At the Batteries, the treatment of ore consisted chiefly of:

(a) Pulverisation, by rock-breakers, stampers and tube mills.

(b) Concentration, by some form of shaking.

(c) Amalgamation, the pulp going from copper plates to the tailing and the remaining slime being treated with travelling-belt vanners which separated about 2 tons of concentrate per day.

(d) Cyanidation, the cyanide vats leaching the sand from the tailing and the remaining slime being treated with cyanide solution.

(e) Precipitation by means of gold extractors of gold mixed with other metals — mostly silver and copper. The resulting bars of bullion were shipped overseas.

The First World War proved a desperate challenge to the mines. In the first place men enlisted in great numbers and secondly costs mounted prohibitively. Cyanide had been imported mostly from Germany, and from costing 9 per lb. it went up to 1/6d and then 2/6d. The Crown Mine closed first, the Talisman struggling on till 1920 when the Company went into liquidation, having produced over £3 million worth of bullion. But small private enterprises continued and nearly 20 years later the Dubbo Mine, with Government assistance, was still giving results. It was managed by Mr McConachie (Senr.) and then by his son. The shift bosses were Mr Fred Dare and Mr Jack Bunting with later Mr B. Dunlop, and the Battery Manager, Mr Clifton. But the advent of World War 2 brought about the general abandonment of mining at Karangahake. The last prospectors were Dolph Schultz, Bill Greaves and Cyril Waynes.

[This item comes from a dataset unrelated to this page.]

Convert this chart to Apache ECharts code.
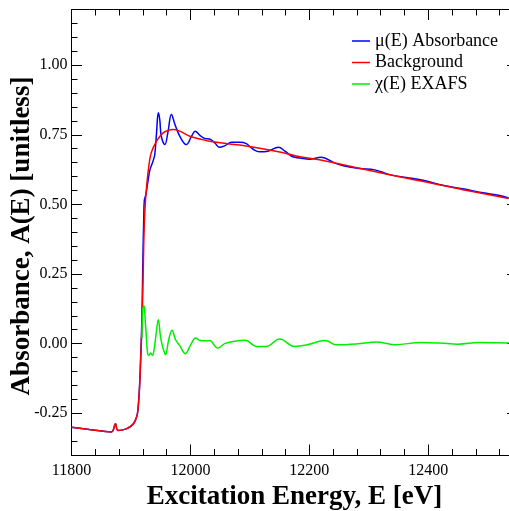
<!DOCTYPE html>
<html>
<head>
<meta charset="utf-8">
<script src="https://cdn.jsdelivr.net/npm/echarts@6/dist/echarts.min.js"></script>
<style>html,body{margin:0;padding:0;background:#fff;}#c{width:509px;height:511px;}</style>
</head>
<body>
<div id="c"></div>
<script>
// ---- data ----
var seriesNames = ['\u03bc(E) Absorbance', 'Background', '\u03c7(E) EXAFS'];
var xMajorTicks = [11800, 12000, 12200, 12400];
var yMajorTicks = [-0.25, 0, 0.25, 0.5, 0.75, 1.0];

// mu(E) absorbance: [energy eV, absorbance]
var muPoints = [[11800,-0.300],[11830,-0.308],[11867,-0.317],[11874,-0.288],[11878,-0.312],[11892,-0.306],[11903,-0.291],[11908,-0.272],[11911,-0.250],[11914,-0.170],[11916.5,-0.040],[11918.5,0.100],[11920,0.300],[11921.5,0.450],[11922.5,0.515],[11925,0.535],[11929,0.589],[11932,0.625],[11937,0.655],[11940,0.679],[11943,0.757],[11946,0.829],[11948.4,0.805],[11951,0.745],[11957,0.715],[11962,0.757],[11968,0.823],[11974,0.787],[11982,0.745],[11993,0.715],[12002,0.745],[12008,0.763],[12016,0.748],[12024,0.737],[12032,0.735],[12041,0.721],[12049,0.705],[12058,0.711],[12069,0.723],[12083,0.723],[12094,0.718],[12105,0.699],[12116,0.689],[12130,0.691],[12148,0.705],[12159,0.691],[12172,0.671],[12184,0.667],[12200,0.662],[12220,0.669],[12242,0.649],[12257,0.639],[12284,0.629],[12310,0.624],[12335,0.607],[12368,0.595],[12391,0.587],[12424,0.569],[12458,0.556],[12492,0.542],[12520,0.532],[12535,0.523]];

// background
var bkgPoints = [[11800,-0.300],[11830,-0.308],[11867,-0.317],[11874,-0.288],[11878,-0.312],[11892,-0.306],[11903,-0.291],[11908,-0.272],[11911,-0.250],[11914,-0.175],[11916.5,-0.050],[11918.7,0.080],[11920.5,0.250],[11922,0.400],[11924,0.500],[11927,0.580],[11930,0.637],[11934,0.685],[11943,0.727],[11954,0.757],[11963,0.766],[11971,0.769],[11982,0.763],[11999,0.745],[12016,0.735],[12032,0.727],[12066,0.717],[12083,0.713],[12150,0.688],[12178,0.674],[12217,0.660],[12290,0.627],[12368,0.592],[12402,0.578],[12458,0.553],[12535,0.521]];

// chi(E) EXAFS
var chiPoints = [[11918.5,0.020],[11920,0.125],[11922,0.136],[11923.5,0.100],[11926,0.020],[11928,-0.035],[11930,-0.042],[11933,-0.034],[11936,-0.042],[11939,-0.020],[11942,0.030],[11946,0.086],[11949.6,0.026],[11953,-0.010],[11956,-0.030],[11958,-0.040],[11963.5,0.014],[11969,0.048],[11975,0.014],[11982,-0.007],[11991.6,-0.036],[11999,-0.010],[12009,0.020],[12015.6,0.012],[12025.7,0.010],[12032,0.011],[12046,-0.016],[12057.6,0.000],[12071.6,0.008],[12092.4,0.012],[12111,-0.010],[12128,-0.010],[12150,0.017],[12175,-0.010],[12195,-0.005],[12227,0.011],[12245,-0.004],[12279,-0.001],[12313,0.006],[12343,-0.004],[12388,0.004],[12419,0.002],[12450,-0.002],[12486,0.004],[12535,0.002]];

// ---- chart ----
var FONT = 'Liberation Serif';
var X_MIN = 11800, X_MAX = 12550, Y_MIN = -0.4, Y_MAX = 1.2;

function xAxisDef(pos, major) {
  var a = {
    type: 'value', position: pos, min: X_MIN, max: X_MAX,
    interval: major ? 200 : 40,
    axisLine: { show: major, onZero: false, lineStyle: { color: '#000', width: 1 } },
    axisTick: { show: true, inside: true, length: major ? 10.5 : 6, lineStyle: { color: '#000', width: 1 } },
    axisLabel: { show: false },
    splitLine: { show: false }
  };
  if (major) a.axisTick.customValues = xMajorTicks;
  if (major && pos === 'bottom') {
    a.axisLabel = { show: true, margin: 8, color: '#000', fontFamily: FONT, fontSize: 16,
      customValues: xMajorTicks, formatter: function (v) { return String(v); } };
    a.name = 'Excitation Energy, E [eV]';
    a.nameLocation = 'middle';
    a.nameGap = 27;
    a.nameTextStyle = { color: '#000', fontFamily: FONT, fontWeight: 'bold', fontSize: 27 };
  }
  return a;
}
function yAxisDef(pos, major) {
  var a = {
    type: 'value', position: pos, min: Y_MIN, max: Y_MAX,
    axisLine: { show: major, onZero: false, lineStyle: { color: '#000', width: 1 } },
    axisTick: { show: true, inside: true, length: major ? 10.5 : 6, lineStyle: { color: '#000', width: 1 } },
    axisLabel: { show: false },
    splitLine: { show: false }
  };
  if (major) {
    a.axisTick.customValues = yMajorTicks;
    if (pos === 'left') {
      a.axisLabel = { show: true, margin: 4, color: '#000', fontFamily: FONT, fontSize: 16,
        customValues: yMajorTicks, formatter: function (v) { return v.toFixed(2); } };
    }
  } else {
    a.interval = 0.05;
  }
  return a;
}

var chart = echarts.init(document.getElementById('c'), null, { renderer: 'canvas' });
chart.setOption({
  animation: false,
  backgroundColor: '#fff',
  grid: { left: 71.5, top: 9.5, right: -8.5, bottom: 56, containLabel: false, outerBoundsMode: 'none' },
  xAxis: [xAxisDef('bottom', true), xAxisDef('bottom', false), xAxisDef('top', true), xAxisDef('top', false)],
  yAxis: [yAxisDef('left', true), yAxisDef('left', false), yAxisDef('right', true), yAxisDef('right', false)],
  legend: {
    orient: 'vertical', left: 347, top: 27, padding: 5, itemWidth: 18, itemHeight: 1.5, itemGap: 3.5, icon: 'rect',
    textStyle: { color: '#000', fontFamily: FONT, fontSize: 18, lineHeight: 18 },
    data: seriesNames
  },
  graphic: [{
    type: 'text', x: 22, y: 236, rotation: Math.PI / 2,
    style: { text: 'Absorbance, A(E) [unitless]', font: 'bold 27px "Liberation Serif"', fill: '#000',
      textAlign: 'center', textVerticalAlign: 'middle' }
  }],
  series: [
    { name: seriesNames[0], type: 'line', data: muPoints, symbol: 'none', smooth: 0.4,
      lineStyle: { color: '#0000ff', width: 1.5 }, itemStyle: { color: '#0000ff' }, clip: true },
    { name: seriesNames[1], type: 'line', data: bkgPoints, symbol: 'none', smooth: 0.4,
      lineStyle: { color: '#ff0000', width: 1.5 }, itemStyle: { color: '#ff0000' }, clip: true },
    { name: seriesNames[2], type: 'line', data: chiPoints, symbol: 'none', smooth: 0.4,
      lineStyle: { color: '#00ee00', width: 1.5 }, itemStyle: { color: '#00ee00' }, clip: true }
  ]
});
</script>
</body>
</html>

It is a strange co-incidence that in the year of our Jubilee an important announcement should be made with reference to our Goldfields. We are informed that a Canadian Company plans to reopen them and to process the vast deposits of tailings which still remain on the banks of the river. This company, "South Pacific Mines Ltd.," feels that if nothing is found after a thorough exploration by modern methods, the Ohinemuri Goldfield can well be finally abandoned, but it is confident from the records and geological evidence that it has a good chance of establishing an industry which should last for a considerable number of years.